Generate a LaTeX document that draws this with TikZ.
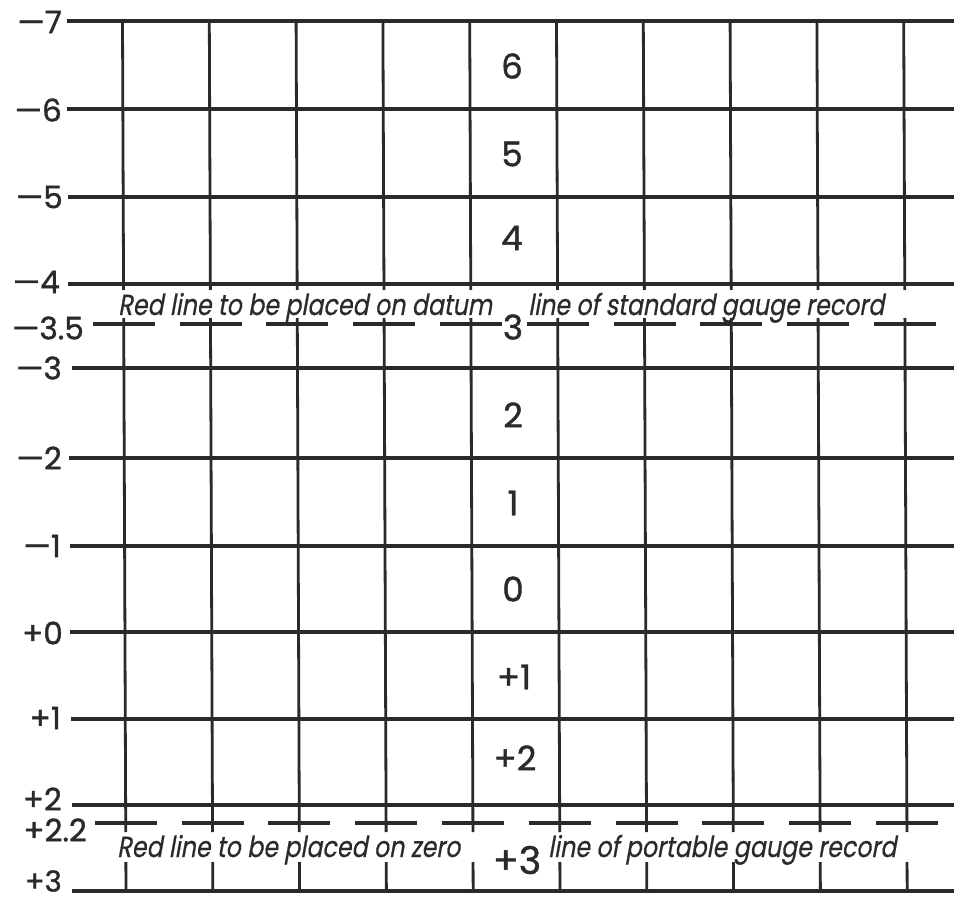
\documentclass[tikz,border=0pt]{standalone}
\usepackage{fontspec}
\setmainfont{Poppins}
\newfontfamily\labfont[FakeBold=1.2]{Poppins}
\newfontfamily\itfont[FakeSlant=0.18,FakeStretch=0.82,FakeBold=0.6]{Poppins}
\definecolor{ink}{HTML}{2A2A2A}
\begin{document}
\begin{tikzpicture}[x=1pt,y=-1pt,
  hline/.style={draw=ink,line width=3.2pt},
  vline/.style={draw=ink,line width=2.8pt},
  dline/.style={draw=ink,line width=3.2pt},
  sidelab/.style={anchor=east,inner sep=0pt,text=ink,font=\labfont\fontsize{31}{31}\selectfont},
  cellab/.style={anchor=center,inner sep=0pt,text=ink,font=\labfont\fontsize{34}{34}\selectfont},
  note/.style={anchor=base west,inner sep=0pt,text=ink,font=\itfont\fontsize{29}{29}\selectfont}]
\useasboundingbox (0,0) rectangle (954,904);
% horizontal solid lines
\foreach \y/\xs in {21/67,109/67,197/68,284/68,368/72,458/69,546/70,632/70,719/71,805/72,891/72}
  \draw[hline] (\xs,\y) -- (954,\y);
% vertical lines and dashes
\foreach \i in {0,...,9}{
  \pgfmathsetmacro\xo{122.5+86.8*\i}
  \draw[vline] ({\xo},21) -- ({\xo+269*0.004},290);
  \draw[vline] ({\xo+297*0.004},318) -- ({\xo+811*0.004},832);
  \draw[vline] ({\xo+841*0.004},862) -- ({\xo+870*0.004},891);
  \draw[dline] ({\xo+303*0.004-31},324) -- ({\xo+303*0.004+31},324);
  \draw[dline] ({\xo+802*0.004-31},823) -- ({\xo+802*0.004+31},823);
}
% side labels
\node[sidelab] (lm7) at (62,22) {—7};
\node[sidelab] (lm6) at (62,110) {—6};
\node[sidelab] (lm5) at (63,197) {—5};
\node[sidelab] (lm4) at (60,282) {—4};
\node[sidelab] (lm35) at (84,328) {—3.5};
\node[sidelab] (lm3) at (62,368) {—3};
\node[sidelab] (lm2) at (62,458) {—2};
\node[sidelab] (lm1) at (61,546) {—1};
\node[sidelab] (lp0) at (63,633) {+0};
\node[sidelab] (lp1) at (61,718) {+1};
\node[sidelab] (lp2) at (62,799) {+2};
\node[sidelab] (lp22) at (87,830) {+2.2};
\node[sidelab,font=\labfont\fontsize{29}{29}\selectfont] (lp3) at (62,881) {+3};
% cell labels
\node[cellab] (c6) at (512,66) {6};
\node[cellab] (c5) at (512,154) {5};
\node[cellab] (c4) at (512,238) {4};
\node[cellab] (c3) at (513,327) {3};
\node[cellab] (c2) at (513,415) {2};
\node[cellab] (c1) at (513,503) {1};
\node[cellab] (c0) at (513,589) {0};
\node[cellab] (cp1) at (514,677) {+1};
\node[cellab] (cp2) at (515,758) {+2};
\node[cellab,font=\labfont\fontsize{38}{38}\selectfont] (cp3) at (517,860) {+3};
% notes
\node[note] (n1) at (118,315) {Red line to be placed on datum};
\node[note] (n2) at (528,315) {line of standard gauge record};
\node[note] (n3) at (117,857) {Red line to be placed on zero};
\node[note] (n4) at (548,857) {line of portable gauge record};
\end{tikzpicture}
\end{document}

---

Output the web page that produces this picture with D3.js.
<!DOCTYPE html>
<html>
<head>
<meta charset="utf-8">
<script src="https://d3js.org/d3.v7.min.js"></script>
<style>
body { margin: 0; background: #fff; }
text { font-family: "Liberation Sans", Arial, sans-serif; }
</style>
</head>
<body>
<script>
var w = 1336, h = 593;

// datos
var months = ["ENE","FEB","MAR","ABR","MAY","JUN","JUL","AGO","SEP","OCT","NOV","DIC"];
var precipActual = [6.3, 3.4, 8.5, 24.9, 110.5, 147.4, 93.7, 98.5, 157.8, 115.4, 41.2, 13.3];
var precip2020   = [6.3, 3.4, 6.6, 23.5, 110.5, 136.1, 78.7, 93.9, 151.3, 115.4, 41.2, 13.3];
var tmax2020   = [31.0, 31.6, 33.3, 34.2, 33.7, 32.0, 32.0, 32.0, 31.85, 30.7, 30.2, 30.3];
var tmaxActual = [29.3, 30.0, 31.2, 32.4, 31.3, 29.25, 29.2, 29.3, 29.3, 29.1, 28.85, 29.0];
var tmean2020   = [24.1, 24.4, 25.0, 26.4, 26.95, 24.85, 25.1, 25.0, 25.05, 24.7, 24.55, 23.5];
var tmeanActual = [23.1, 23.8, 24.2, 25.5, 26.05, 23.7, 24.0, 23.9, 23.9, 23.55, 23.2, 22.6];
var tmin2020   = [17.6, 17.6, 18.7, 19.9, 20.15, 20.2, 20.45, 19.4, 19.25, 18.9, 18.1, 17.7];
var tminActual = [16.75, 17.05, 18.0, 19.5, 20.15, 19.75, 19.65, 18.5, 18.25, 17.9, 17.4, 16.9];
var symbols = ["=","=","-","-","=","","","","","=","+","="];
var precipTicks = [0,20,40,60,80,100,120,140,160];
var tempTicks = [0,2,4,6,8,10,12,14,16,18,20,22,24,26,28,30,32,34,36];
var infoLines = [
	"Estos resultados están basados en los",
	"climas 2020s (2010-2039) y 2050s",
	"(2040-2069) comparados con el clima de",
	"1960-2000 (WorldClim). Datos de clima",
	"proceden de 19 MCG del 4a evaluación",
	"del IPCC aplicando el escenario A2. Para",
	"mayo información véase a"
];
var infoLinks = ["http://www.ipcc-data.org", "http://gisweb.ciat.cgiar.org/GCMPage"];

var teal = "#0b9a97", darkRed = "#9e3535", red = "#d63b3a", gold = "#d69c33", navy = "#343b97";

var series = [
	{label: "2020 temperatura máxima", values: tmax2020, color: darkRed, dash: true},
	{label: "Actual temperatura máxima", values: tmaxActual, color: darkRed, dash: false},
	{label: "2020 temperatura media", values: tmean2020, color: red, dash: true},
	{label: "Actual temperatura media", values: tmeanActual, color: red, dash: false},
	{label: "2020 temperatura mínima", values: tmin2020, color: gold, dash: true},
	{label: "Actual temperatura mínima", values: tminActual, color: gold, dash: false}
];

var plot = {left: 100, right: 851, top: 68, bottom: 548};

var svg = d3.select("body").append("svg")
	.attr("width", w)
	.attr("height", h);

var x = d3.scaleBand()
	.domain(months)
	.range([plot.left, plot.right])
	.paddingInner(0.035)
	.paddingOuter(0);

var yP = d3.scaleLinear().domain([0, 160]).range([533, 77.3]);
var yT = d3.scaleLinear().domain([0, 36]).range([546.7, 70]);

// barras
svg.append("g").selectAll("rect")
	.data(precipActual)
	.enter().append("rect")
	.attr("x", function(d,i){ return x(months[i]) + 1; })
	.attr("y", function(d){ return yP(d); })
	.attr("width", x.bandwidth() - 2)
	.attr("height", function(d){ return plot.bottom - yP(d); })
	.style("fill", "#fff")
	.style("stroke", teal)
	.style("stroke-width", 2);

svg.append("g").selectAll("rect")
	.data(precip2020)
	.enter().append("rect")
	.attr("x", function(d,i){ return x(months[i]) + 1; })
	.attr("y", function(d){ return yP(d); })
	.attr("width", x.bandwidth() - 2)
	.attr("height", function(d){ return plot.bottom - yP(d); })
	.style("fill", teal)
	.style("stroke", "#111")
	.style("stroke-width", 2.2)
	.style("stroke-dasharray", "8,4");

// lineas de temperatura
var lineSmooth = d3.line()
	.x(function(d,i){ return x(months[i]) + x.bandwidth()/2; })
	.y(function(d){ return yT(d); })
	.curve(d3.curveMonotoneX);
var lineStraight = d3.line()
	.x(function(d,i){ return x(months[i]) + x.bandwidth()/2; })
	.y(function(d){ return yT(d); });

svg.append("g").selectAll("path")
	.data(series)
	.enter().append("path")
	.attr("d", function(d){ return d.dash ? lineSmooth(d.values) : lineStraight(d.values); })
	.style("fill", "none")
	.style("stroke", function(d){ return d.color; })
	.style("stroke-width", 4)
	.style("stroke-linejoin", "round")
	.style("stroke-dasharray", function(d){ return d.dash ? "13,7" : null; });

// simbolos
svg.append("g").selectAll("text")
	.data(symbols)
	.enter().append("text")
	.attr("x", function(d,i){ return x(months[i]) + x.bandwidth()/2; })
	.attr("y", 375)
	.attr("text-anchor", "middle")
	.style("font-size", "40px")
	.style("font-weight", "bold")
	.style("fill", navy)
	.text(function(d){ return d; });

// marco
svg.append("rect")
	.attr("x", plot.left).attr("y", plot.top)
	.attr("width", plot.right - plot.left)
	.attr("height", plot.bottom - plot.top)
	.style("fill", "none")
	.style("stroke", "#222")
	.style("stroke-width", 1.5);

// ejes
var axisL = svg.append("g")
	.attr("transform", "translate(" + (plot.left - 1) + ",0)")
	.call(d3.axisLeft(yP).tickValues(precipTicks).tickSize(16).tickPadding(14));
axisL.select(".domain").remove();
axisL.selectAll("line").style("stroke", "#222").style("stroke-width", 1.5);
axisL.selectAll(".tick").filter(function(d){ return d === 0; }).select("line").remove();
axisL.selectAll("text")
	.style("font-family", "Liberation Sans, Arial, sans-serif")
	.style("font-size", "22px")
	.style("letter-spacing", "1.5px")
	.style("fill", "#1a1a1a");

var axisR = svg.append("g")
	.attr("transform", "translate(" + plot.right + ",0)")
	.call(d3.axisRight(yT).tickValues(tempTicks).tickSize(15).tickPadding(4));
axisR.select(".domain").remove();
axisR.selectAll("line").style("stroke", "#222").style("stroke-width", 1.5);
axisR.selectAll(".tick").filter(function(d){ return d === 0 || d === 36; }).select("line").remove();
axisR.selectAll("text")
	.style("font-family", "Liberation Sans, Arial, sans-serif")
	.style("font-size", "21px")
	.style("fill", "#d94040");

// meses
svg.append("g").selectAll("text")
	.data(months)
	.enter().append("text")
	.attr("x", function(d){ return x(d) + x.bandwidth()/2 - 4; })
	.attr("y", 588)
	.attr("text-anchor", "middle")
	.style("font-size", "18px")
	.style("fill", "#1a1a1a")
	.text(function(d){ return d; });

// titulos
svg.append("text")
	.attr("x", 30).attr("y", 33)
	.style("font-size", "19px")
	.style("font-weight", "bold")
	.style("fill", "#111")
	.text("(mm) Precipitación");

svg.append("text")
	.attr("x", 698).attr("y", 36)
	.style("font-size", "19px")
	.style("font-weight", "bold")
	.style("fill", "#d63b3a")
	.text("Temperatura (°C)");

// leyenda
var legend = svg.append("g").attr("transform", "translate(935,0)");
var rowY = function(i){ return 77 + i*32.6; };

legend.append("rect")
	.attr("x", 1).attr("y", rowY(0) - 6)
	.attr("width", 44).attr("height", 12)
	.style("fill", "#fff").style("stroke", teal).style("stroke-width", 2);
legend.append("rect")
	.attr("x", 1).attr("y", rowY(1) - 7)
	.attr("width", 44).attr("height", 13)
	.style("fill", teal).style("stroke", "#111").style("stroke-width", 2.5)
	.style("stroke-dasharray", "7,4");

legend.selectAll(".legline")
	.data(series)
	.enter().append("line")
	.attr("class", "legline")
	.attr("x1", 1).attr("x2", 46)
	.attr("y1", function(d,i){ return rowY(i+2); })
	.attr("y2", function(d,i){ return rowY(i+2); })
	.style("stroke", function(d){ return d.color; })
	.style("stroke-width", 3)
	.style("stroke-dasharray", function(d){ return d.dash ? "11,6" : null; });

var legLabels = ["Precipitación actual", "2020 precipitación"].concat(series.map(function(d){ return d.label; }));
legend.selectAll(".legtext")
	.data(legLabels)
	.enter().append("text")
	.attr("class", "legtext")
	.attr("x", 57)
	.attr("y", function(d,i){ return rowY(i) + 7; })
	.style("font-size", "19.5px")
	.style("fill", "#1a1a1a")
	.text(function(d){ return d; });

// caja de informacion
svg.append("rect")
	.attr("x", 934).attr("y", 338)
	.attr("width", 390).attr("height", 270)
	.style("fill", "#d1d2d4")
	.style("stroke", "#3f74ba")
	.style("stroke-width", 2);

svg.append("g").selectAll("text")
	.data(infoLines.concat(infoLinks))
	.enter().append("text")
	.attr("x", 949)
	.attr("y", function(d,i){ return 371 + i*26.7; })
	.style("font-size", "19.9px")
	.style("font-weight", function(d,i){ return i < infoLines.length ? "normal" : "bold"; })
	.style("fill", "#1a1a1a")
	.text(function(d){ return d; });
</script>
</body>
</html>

JOB :: Search the records above for "that". Copy each line where it is found.

CORRECT OUTPUT ::
Generate a LaTeX document that draws this with TikZ.
Output the web page that produces this picture with D3.js.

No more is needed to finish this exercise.